What to do: Copy all of the material word for word, except for the pictures.

* start Data block *

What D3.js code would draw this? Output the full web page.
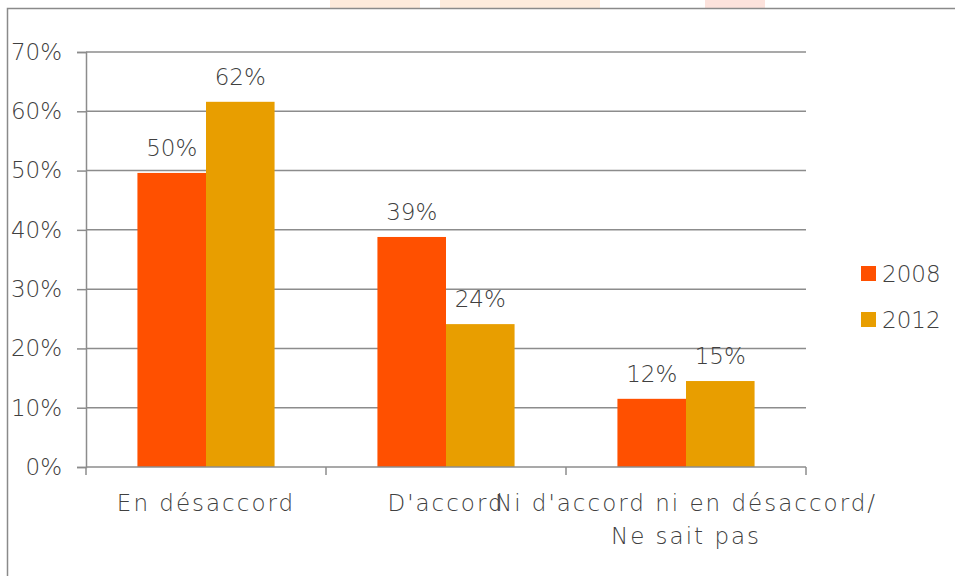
<!DOCTYPE html>
<html lang="en">
<head>
  <meta charset="UTF-8">
  <title>En désaccord / D'accord 2008-2012</title>
  <script src="https://d3js.org/d3.v7.min.js"></script>
  <style>
    body { margin: 0; background: #fff; }
    svg { display: block; font-family: "DejaVu Sans", sans-serif; font-weight: 200; }
    .cat { letter-spacing: 2px; }
  </style>
</head>
<body>
  <div id="chart"></div>
  <script>
    // chart data
    const categories = ["En désaccord", "D'accord", "Ni d'accord ni en désaccord/\nNe sait pas"];
    const seriesNames = ["2008", "2012"];
    const values2008 = [49.6, 38.8, 11.5];
    const values2012 = [61.6, 24.1, 14.5];
    const yTicks = [0, 10, 20, 30, 40, 50, 60, 70];
    const colors = ["#ff5000", "#e89e00"];

    const width = 955, height = 576;
    const margin = { left: 86, right: 149, top: 52, bottom: 109 };
    const fontSize = 23;

    const svg = d3.select("#chart").append("svg")
      .attr("width", width)
      .attr("height", height);

    // faint watermark blobs above the frame
    svg.append("g").selectAll("rect")
      .data([[330, 90, "#fdeadb"], [440, 160, "#fdebdc"], [705, 60, "#fce2dc"]])
      .join("rect")
      .attr("x", d => d[0]).attr("y", 0)
      .attr("width", d => d[1]).attr("height", 8)
      .attr("fill", d => d[2]);

    // frame border (top + left)
    svg.append("path")
      .attr("d", `M7.5,${height} V8.5 H${width}`)
      .attr("fill", "none")
      .attr("stroke", "#8a8a8a")
      .attr("stroke-width", 1.5);

    const x = d3.scaleBand()
      .domain(categories)
      .range([margin.left, width - margin.right]);

    // Excel style: gap width 75% -> outer padding 0.75 bar on each side
    const x1 = d3.scaleBand()
      .domain(seriesNames)
      .range([0, x.bandwidth()])
      .paddingOuter(0.75)
      .paddingInner(0);

    const y = d3.scaleLinear()
      .domain([0, 70])
      .range([height - margin.bottom, margin.top]);

    // gridlines
    svg.append("g")
      .selectAll("line")
      .data(yTicks.slice(1))
      .join("line")
      .attr("x1", margin.left)
      .attr("x2", width - margin.right)
      .attr("y1", d => y(d))
      .attr("y2", d => y(d))
      .attr("stroke", "#8c8c8c")
      .attr("stroke-width", 1.5);

    // bars
    const rows = categories.map((c, i) => ({ cat: c, vals: [values2008[i], values2012[i]] }));

    const groups = svg.append("g")
      .selectAll("g")
      .data(rows)
      .join("g")
      .attr("transform", d => `translate(${x(d.cat)},0)`);

    groups.selectAll("rect")
      .data(d => d.vals.map((v, j) => ({ key: seriesNames[j], v: v, j: j })))
      .join("rect")
      .attr("x", d => x1(d.key))
      .attr("width", x1.bandwidth())
      .attr("y", d => y(d.v))
      .attr("height", d => y(0) - y(d.v))
      .attr("fill", d => colors[d.j]);

    // data labels
    groups.selectAll("text")
      .data(d => d.vals.map((v, j) => ({ key: seriesNames[j], v: v })))
      .join("text")
      .attr("x", d => x1(d.key) + x1.bandwidth() / 2)
      .attr("y", d => y(d.v) - 17)
      .attr("text-anchor", "middle")
      .attr("font-size", fontSize)
      .attr("fill", "#404040")
      .text(d => Math.round(d.v) + "%");

    // y axis
    const yAxis = svg.append("g")
      .attr("transform", `translate(${margin.left},0)`)
      .call(d3.axisLeft(y).tickValues(yTicks).tickFormat(d => d + "%").tickSize(9).tickPadding(15));
    yAxis.select(".domain").attr("stroke", "#8c8c8c").attr("stroke-width", 1.5);
    yAxis.selectAll(".tick line").attr("stroke", "#8c8c8c").attr("stroke-width", 1.5);
    yAxis.selectAll(".tick text")
      .attr("font-size", fontSize)
      .attr("font-family", "\"DejaVu Sans\", sans-serif")
      .attr("fill", "#404040");

    // x axis with ticks at band boundaries
    const xAxisG = svg.append("g");
    xAxisG.append("line")
      .attr("x1", margin.left).attr("x2", width - margin.right)
      .attr("y1", y(0)).attr("y2", y(0))
      .attr("stroke", "#8c8c8c").attr("stroke-width", 1.5);
    const edges = [margin.left].concat(categories.map(c => x(c) + x.bandwidth()));
    xAxisG.selectAll(".xt")
      .data(edges)
      .join("line")
      .attr("x1", d => d).attr("x2", d => d)
      .attr("y1", y(0)).attr("y2", y(0) + 8)
      .attr("stroke", "#8c8c8c").attr("stroke-width", 1.5);

    const catText = xAxisG.selectAll(".cat")
      .data(categories)
      .join("text")
      .attr("class", "cat")
      .attr("text-anchor", "middle")
      .attr("font-size", fontSize)
      .attr("fill", "#404040");
    catText.selectAll("tspan")
      .data(d => d.split("\n").map(s => ({ s: s, c: d })))
      .join("tspan")
      .attr("x", d => x(d.c) + x.bandwidth() / 2)
      .attr("y", (d, i) => 511 + i * 33)
      .text(d => d.s);

    // legend
    const legend = svg.append("g")
      .selectAll("g")
      .data(seriesNames)
      .join("g")
      .attr("transform", (d, i) => `translate(861,${266 + i * 46})`);
    legend.append("rect")
      .attr("width", 15).attr("height", 15)
      .attr("fill", (d, i) => colors[i]);
    legend.append("text")
      .attr("x", 21).attr("y", 16)
      .attr("font-size", fontSize)
      .attr("fill", "#404040")
      .text(d => d);
  </script>
</body>
</html>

* end Data block *

Written answer:
What D3.js code would draw this? Output the full web page.
<!DOCTYPE html>
<html lang="en">
<head>
  <meta charset="UTF-8">
  <title>En désaccord / D'accord 2008-2012</title>
  <script src="https://d3js.org/d3.v7.min.js"></script>
  <style>
    body { margin: 0; background: #fff; }
    svg { display: block; font-family: "DejaVu Sans", sans-serif; font-weight: 200; }
    .cat { letter-spacing: 2px; }
  </style>
</head>
<body>
  <div id="chart"></div>
  <script>
    // chart data
    const categories = ["En désaccord", "D'accord", "Ni d'accord ni en désaccord/\nNe sait pas"];
    const seriesNames = ["2008", "2012"];
    const values2008 = [49.6, 38.8, 11.5];
    const values2012 = [61.6, 24.1, 14.5];
    const yTicks = [0, 10, 20, 30, 40, 50, 60, 70];
    const colors = ["#ff5000", "#e89e00"];

    const width = 955, height = 576;
    const margin = { left: 86, right: 149, top: 52, bottom: 109 };
    const fontSize = 23;

    const svg = d3.select("#chart").append("svg")
      .attr("width", width)
      .attr("height", height);

    // faint watermark blobs above the frame
    svg.append("g").selectAll("rect")
      .data([[330, 90, "#fdeadb"], [440, 160, "#fdebdc"], [705, 60, "#fce2dc"]])
      .join("rect")
      .attr("x", d => d[0]).attr("y", 0)
      .attr("width", d => d[1]).attr("height", 8)
      .attr("fill", d => d[2]);

    // frame border (top + left)
    svg.append("path")
      .attr("d", `M7.5,${height} V8.5 H${width}`)
      .attr("fill", "none")
      .attr("stroke", "#8a8a8a")
      .attr("stroke-width", 1.5);

    const x = d3.scaleBand()
      .domain(categories)
      .range([margin.left, width - margin.right]);

    // Excel style: gap width 75% -> outer padding 0.75 bar on each side
    const x1 = d3.scaleBand()
      .domain(seriesNames)
      .range([0, x.bandwidth()])
      .paddingOuter(0.75)
      .paddingInner(0);

    const y = d3.scaleLinear()
      .domain([0, 70])
      .range([height - margin.bottom, margin.top]);

    // gridlines
    svg.append("g")
      .selectAll("line")
      .data(yTicks.slice(1))
      .join("line")
      .attr("x1", margin.left)
      .attr("x2", width - margin.right)
      .attr("y1", d => y(d))
      .attr("y2", d => y(d))
      .attr("stroke", "#8c8c8c")
      .attr("stroke-width", 1.5);

    // bars
    const rows = categories.map((c, i) => ({ cat: c, vals: [values2008[i], values2012[i]] }));

    const groups = svg.append("g")
      .selectAll("g")
      .data(rows)
      .join("g")
      .attr("transform", d => `translate(${x(d.cat)},0)`);

    groups.selectAll("rect")
      .data(d => d.vals.map((v, j) => ({ key: seriesNames[j], v: v, j: j })))
      .join("rect")
      .attr("x", d => x1(d.key))
      .attr("width", x1.bandwidth())
      .attr("y", d => y(d.v))
      .attr("height", d => y(0) - y(d.v))
      .attr("fill", d => colors[d.j]);

    // data labels
    groups.selectAll("text")
      .data(d => d.vals.map((v, j) => ({ key: seriesNames[j], v: v })))
      .join("text")
      .attr("x", d => x1(d.key) + x1.bandwidth() / 2)
      .attr("y", d => y(d.v) - 17)
      .attr("text-anchor", "middle")
      .attr("font-size", fontSize)
      .attr("fill", "#404040")
      .text(d => Math.round(d.v) + "%");

    // y axis
    const yAxis = svg.append("g")
      .attr("transform", `translate(${margin.left},0)`)
      .call(d3.axisLeft(y).tickValues(yTicks).tickFormat(d => d + "%").tickSize(9).tickPadding(15));
    yAxis.select(".domain").attr("stroke", "#8c8c8c").attr("stroke-width", 1.5);
    yAxis.selectAll(".tick line").attr("stroke", "#8c8c8c").attr("stroke-width", 1.5);
    yAxis.selectAll(".tick text")
      .attr("font-size", fontSize)
      .attr("font-family", "\"DejaVu Sans\", sans-serif")
      .attr("fill", "#404040");

    // x axis with ticks at band boundaries
    const xAxisG = svg.append("g");
    xAxisG.append("line")
      .attr("x1", margin.left).attr("x2", width - margin.right)
      .attr("y1", y(0)).attr("y2", y(0))
      .attr("stroke", "#8c8c8c").attr("stroke-width", 1.5);
    const edges = [margin.left].concat(categories.map(c => x(c) + x.bandwidth()));
    xAxisG.selectAll(".xt")
      .data(edges)
      .join("line")
      .attr("x1", d => d).attr("x2", d => d)
      .attr("y1", y(0)).attr("y2", y(0) + 8)
      .attr("stroke", "#8c8c8c").attr("stroke-width", 1.5);

    const catText = xAxisG.selectAll(".cat")
      .data(categories)
      .join("text")
      .attr("class", "cat")
      .attr("text-anchor", "middle")
      .attr("font-size", fontSize)
      .attr("fill", "#404040");
    catText.selectAll("tspan")
      .data(d => d.split("\n").map(s => ({ s: s, c: d })))
      .join("tspan")
      .attr("x", d => x(d.c) + x.bandwidth() / 2)
      .attr("y", (d, i) => 511 + i * 33)
      .text(d => d.s);

    // legend
    const legend = svg.append("g")
      .selectAll("g")
      .data(seriesNames)
      .join("g")
      .attr("transform", (d, i) => `translate(861,${266 + i * 46})`);
    legend.append("rect")
      .attr("width", 15).attr("height", 15)
      .attr("fill", (d, i) => colors[i]);
    legend.append("text")
      .attr("x", 21).attr("y", 16)
      .attr("font-size", fontSize)
      .attr("fill", "#404040")
      .text(d => d);
  </script>
</body>
</html>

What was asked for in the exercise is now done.